**SET TASK**
The lines from the top of the material through the line with "const sideColors = ['#803300','#808050','#4D6600'];" are to be set down exactly. Leave the pictures out.
^^^^^^^^
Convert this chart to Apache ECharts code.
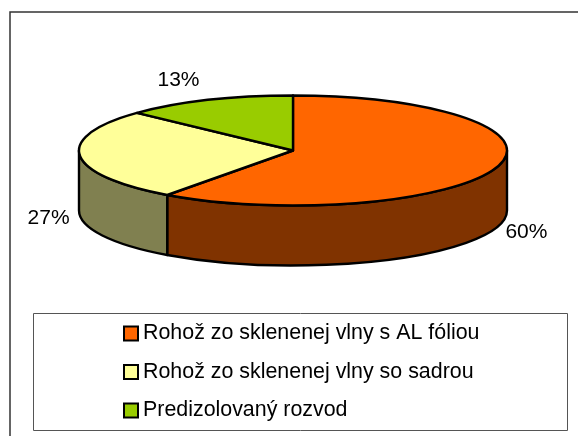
<!DOCTYPE html>
<html><head><meta charset="utf-8">
<style>html,body{margin:0;padding:0;background:#fff}#c{width:578px;height:436px}</style>
<script src="https://cdn.jsdelivr.net/npm/echarts@6/dist/echarts.min.js"></script>
</head><body><div id="c"></div>
<script>
const categories = ['Rohož zo sklenenej vlny s AL fóliou','Rohož zo sklenenej vlny so sadrou','Predizolovaný rozvod'];
const shares = [60, 27, 13];
const topColors = ['#FF6600','#FFFF99','#99CC00'];
const sideColors = ['#803300','#808050','#4D6600'];

const CX = 293, CY = 150.5, RX = 214, RY = 55, DEPTH = 60, LABEL_K = 1.147;
const total = shares.reduce((a,b)=>a+b,0);
const pt = (deg, dy=0) => {
  const r = deg*Math.PI/180;
  return [CX + RX*Math.sin(r), CY - RY*Math.cos(r) + dy];
};
const chart = echarts.init(document.getElementById('c'), null, {renderer:'canvas'});

function makeSeries(name, i){
  return {
    type:'custom', name, coordinateSystem:'none',
    itemStyle:{color:topColors[i]},
    data:[shares[i]],
    silent:true,
    renderItem(params, api){
      const before = shares.slice(0,i).reduce((a,b)=>a+b,0);
      const a0 = before/total*360, a1 = (before+api.value(0))/total*360;
      const children = [];
      const s0 = Math.max(a0,90), s1 = Math.min(a1,270);
      if (s1 > s0){
        const p0=pt(s0), p1=pt(s1), q0=pt(s0,DEPTH), q1=pt(s1,DEPTH);
        children.push({type:'path', z2:1,
          shape:{pathData:`M${p0[0]} ${p0[1]}A${RX} ${RY} 0 0 1 ${p1[0]} ${p1[1]}L${q1[0]} ${q1[1]}A${RX} ${RY} 0 0 0 ${q0[0]} ${q0[1]}Z`},
          style:{fill:sideColors[i],stroke:'#000',lineWidth:2.4,lineJoin:'round'}});
      }
      const p0=pt(a0), p1=pt(a1), large=(a1-a0)>180?1:0;
      children.push({type:'path', z2:2,
        shape:{pathData:`M${CX} ${CY}L${p0[0]} ${p0[1]}A${RX} ${RY} 0 ${large} 1 ${p1[0]} ${p1[1]}Z`},
        style:{fill:topColors[i],stroke:'#000',lineWidth:2.4,lineJoin:'round'}});
      const mid=(a0+a1)/2, r=mid*Math.PI/180, front=Math.cos(r)<0;
      children.push({type:'text', z2:3,
        x:CX+LABEL_K*RX*Math.sin(r)+(front?0:-17),
        y:CY-LABEL_K*RY*Math.cos(r)+(front?DEPTH+2:-12),
        style:{text:Math.round(api.value(0)/total*100)+'%',fill:'#000',
          font:'21px "Liberation Sans", Arial, sans-serif',align:'center',verticalAlign:'middle'}});
      return {type:'group',children};
    }
  };
}

chart.setOption({
  animation:false,
  backgroundColor:'#fff',
  graphic:[
    {type:'rect',z:-1,shape:{x:10,y:12,width:620,height:480},style:{fill:'#fff',stroke:'#333',lineWidth:1.5}},
    {type:'rect',z:-1,shape:{x:33.5,y:313.5,width:534,height:117},style:{fill:'#fff',stroke:'#555',lineWidth:1}}
  ],
  legend:{
    orient:'vertical', left:123, top:323, height:112, padding:0, icon:'rect', itemWidth:14, itemHeight:14, itemGap:17.5,
    itemStyle:{borderColor:'#000',borderWidth:2},
    textStyle:{color:'#000',fontFamily:'"Liberation Sans", Arial, sans-serif',fontSize:21.4},
    selectedMode:false,
    data:categories
  },
  series:categories.map(makeSeries)
});
</script></body></html>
^^^^^^^^
**FULL RESPONSE**
Convert this chart to Apache ECharts code.
<!DOCTYPE html>
<html><head><meta charset="utf-8">
<style>html,body{margin:0;padding:0;background:#fff}#c{width:578px;height:436px}</style>
<script src="https://cdn.jsdelivr.net/npm/echarts@6/dist/echarts.min.js"></script>
</head><body><div id="c"></div>
<script>
const categories = ['Rohož zo sklenenej vlny s AL fóliou','Rohož zo sklenenej vlny so sadrou','Predizolovaný rozvod'];
const shares = [60, 27, 13];
const topColors = ['#FF6600','#FFFF99','#99CC00'];
const sideColors = ['#803300','#808050','#4D6600'];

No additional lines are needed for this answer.